Making Mortise Chisels

Copyright 2001 by Jim Wilson
(Click images to enlarge)

An assortment of Mortise Chisels

Mortise Chisels

Mortise chisels are designed for heavy pounding and prying. Their handles have metal hoops, or ferrules, around the top and bottom to deter splitting.

Fitted onto the tang at the base of the handle is a bolster. When the handle is struck, the force is transmitted through the handle to the bolster, which bears on the chisel body. Some mortise chisels have a leather washer between the handle and bolster to soften the acceleration of the blade into the work.

The Blade

Mortise Chisel Blades   The chisel blade is precision ground high carbon tool steel with the cutting edge beveled at 35. It is about 7" long, not including the 2-1/8" tang. The sides of the blade are square to the back of the chisel, not beveled.

Thermal processing

Precisely controlled heat treatment hardens and tempers the blade to HRC 62 (a value of 62 on the Rockwell hardness "C" scale). Hardening is done in a vacuum to prevent decarburization, and a high-pressure inert gas quench is used to minimize distortion and maximize hardness. Two tempering cycles stress-relieve the steel and reduce brittleness, while minimizing loss of hardness.
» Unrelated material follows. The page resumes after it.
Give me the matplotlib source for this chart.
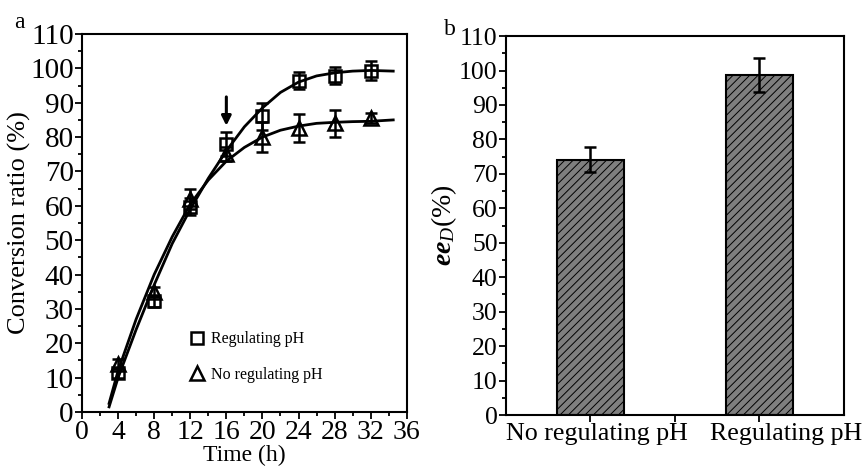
import matplotlib.pyplot as plt
from matplotlib.lines import Line2D
from matplotlib.ticker import MultipleLocator
from matplotlib.transforms import ScaledTranslation

plt.rcParams['font.family'] = ['Liberation Serif', 'DejaVu Serif']
plt.rcParams['hatch.linewidth'] = 0.7
plt.rcParams['mathtext.fontset'] = 'custom'
plt.rcParams['mathtext.rm'] = 'Liberation Serif'
plt.rcParams['mathtext.it'] = 'Liberation Serif:italic'
plt.rcParams['mathtext.bf'] = 'Liberation Serif:bold'
plt.rcParams['mathtext.bfit'] = 'Liberation Serif:bold:italic'

# measured points (time in h, conversion in %)
time_h = [4, 8, 12, 16, 20, 24, 28, 32]
reg_conv = [11.3, 32.2, 59.8, 78.0, 86.0, 96.4, 97.9, 99.3]
reg_err = [1.5, 1.5, 2.5, 3.5, 4.0, 2.5, 2.5, 2.7]
noreg_conv = [14.0, 35.0, 62.0, 75.0, 80.0, 82.6, 84.0, 85.5]
noreg_err = [1.5, 1.5, 3.0, 2.0, 4.3, 4.0, 4.0, 1.5]

# fitted curves
fit_t = [3, 4, 6, 8, 10, 12, 14, 16, 18, 20, 22, 24, 26, 28, 30, 32, 34.5]
reg_fit = [1.5, 10, 24, 37, 49, 59, 68, 76, 83, 88.5, 93, 96, 97.8, 98.7, 99.2, 99.4, 99.2]
noreg_fit = [2.5, 12, 27, 40, 51, 60.5, 67.5, 73, 77, 80, 82, 83.2, 84, 84.3, 84.5, 84.6, 85]

# ee values
groups = ['No regulating pH', 'Regulating pH']
ee = [74.1, 98.6]
ee_err = [3.7, 4.9]

fig = plt.figure(figsize=(8.66, 4.69), dpi=100)
ax1 = fig.add_axes([0.0947, 0.1215, 0.375, 0.806])
ax2 = fig.add_axes([0.5843, 0.1151, 0.390, 0.808])

for ax in (ax1, ax2):
    for s in ax.spines.values():
        s.set_linewidth(1.5)
    ax.tick_params(direction='out', which='both', width=1.3, top=False, right=False)
    ax.tick_params(which='major', length=5)
    ax.tick_params(which='minor', length=3)

# panel a
ax1.plot(fit_t, reg_fit, color='k', lw=2)
ax1.plot(fit_t, noreg_fit, color='k', lw=2)
ax1.errorbar(time_h, reg_conv, yerr=reg_err, fmt='s', ms=9, mfc='none', mec='k', mew=1.8,
             ecolor='k', elinewidth=1.8, capsize=4, capthick=1.8)
ax1.errorbar(time_h, noreg_conv, yerr=noreg_err, fmt='^', ms=10, mfc='none', mec='k', mew=1.8,
             ecolor='k', elinewidth=1.8, capsize=4, capthick=1.8)
ax1.annotate('', xy=(16, 82.5), xytext=(16, 92.5),
             arrowprops=dict(arrowstyle='-|>', color='k', lw=2.2, mutation_scale=14))
ax1.set_xlim(0, 36)
ax1.set_ylim(0, 110)
ax1.xaxis.set_major_locator(MultipleLocator(4))
ax1.xaxis.set_minor_locator(MultipleLocator(2))
ax1.yaxis.set_major_locator(MultipleLocator(10))
ax1.yaxis.set_minor_locator(MultipleLocator(5))
ax1.tick_params(labelsize=21, pad=1)
ax1.tick_params(axis='x', labelsize=20, pad=0.5)
ax1.set_xlabel('Time (h)', fontsize=17)
ax1.xaxis.set_label_coords(0.5, -0.088)
ax1.set_ylabel('Conversion ratio (%)', fontsize=19)
ax1.yaxis.set_label_coords(-0.157, 0.5)
handles = [Line2D([], [], ls='none', marker='s', ms=9, mfc='none', mec='k', mew=1.8),
           Line2D([], [], ls='none', marker='^', ms=10, mfc='none', mec='k', mew=1.8)]
ax1.legend(handles, ['Regulating pH', 'No regulating pH'], frameon=False, fontsize=11.5,
           loc='lower left', bbox_to_anchor=(0.28, 0.04), handletextpad=0.3,
           labelspacing=1.2, handlelength=1.2)
fig.text(0.016, 0.94, 'a', fontsize=17)

# panel b
pos = [1, 2]
ax2.bar(pos, ee, width=0.4, color='#7f7f7f', edgecolor='k', lw=1.5, hatch='////')
ax2.errorbar(pos, ee, yerr=ee_err, fmt='none', ecolor='k', elinewidth=1.8, capsize=4, capthick=1.8)
ax2.set_xlim(0.5, 2.5)
ax2.set_ylim(0, 110)
ax2.set_xticks(pos)
ax2.set_xticklabels(groups)
ax2.set_xticks([1.5], minor=True)
ax2.tick_params(axis='x', which='minor', length=5)
ax2.yaxis.set_major_locator(MultipleLocator(10))
ax2.yaxis.set_minor_locator(MultipleLocator(5))
ax2.tick_params(labelsize=18.5, pad=1)
ax2.tick_params(axis='x', labelsize=18.7)
# shift the category labels a little to the right
for lbl, dx in zip(ax2.get_xticklabels(), [6, 27]):
    lbl.set_transform(lbl.get_transform() + ScaledTranslation(dx / 100, 0, fig.dpi_scale_trans))
ax2.set_ylabel(r'$\mathbfit{ee}_{\mathit{D}}$(%)', fontsize=20, labelpad=0)
fig.text(0.513, 0.925, 'b', fontsize=17)

fig.savefig('out.png', dpi=100)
Next, a highly refined deep cryogenic process significantly improves wear resistance and ultimately edge retention, while avoiding the typically associated increase in brittleness. The molecular changes in the steel are permanent, irreversible, and uniform throughout, and will last the life of steel regardless of subsequent finishing operations and regrinds. The end result is a blade which resists chipping, takes a better edge and holds it longer.

The tang is annealed to eliminate the possibility of a fracture from an errant blow to the handle, and then the blade is finish ground and honed by hand.



The bolsters are made from 3/16" mild steel. The holes are rectangular with slightly concave sides, and sized to a drive fit on the tang. If you are making your own, it is easier to simply drill a round hole 0.010" to 0.030" smaller than the tang's widest diagonal, and file to fit.

I clamp the chisel in the vise, drop the bolster onto the tang, and drive it on with a short length of pipe, forcing it flush with the tool shoulder. In the words of Alexander Weygers, the mild steel bolster yields to the harder steel of the tang. This cuts and compresses the bolster steel, locking it tightly onto the tang at the shoulder.[1]

Finally, the handle is mounted on the blade. The tang is heated until the tip just begins to glow dark red in dim light. Quickly, the handle is driven onto the hot tang with rapid, light mallet taps, until it is about 1/8" above the bolster (or leather washer, if one is used). After allowing the tang and handle to cool for a minute or two, the handle is driven the rest of the way to the bolster, which clinches it permanently in place, and then it is allowed to cool completely.

Mortise Chisel, Cherry Handle   A finished chisel with a cherry handle.

The massive 1" mortise chisel with a bloodwood handle.   1" Mortise Chisel, Bloodwood Handle


  1. Weygers, Alexander G. (1973) The Making of Tools. Van Nostrand Reinhold Company. ISBN 0442293607.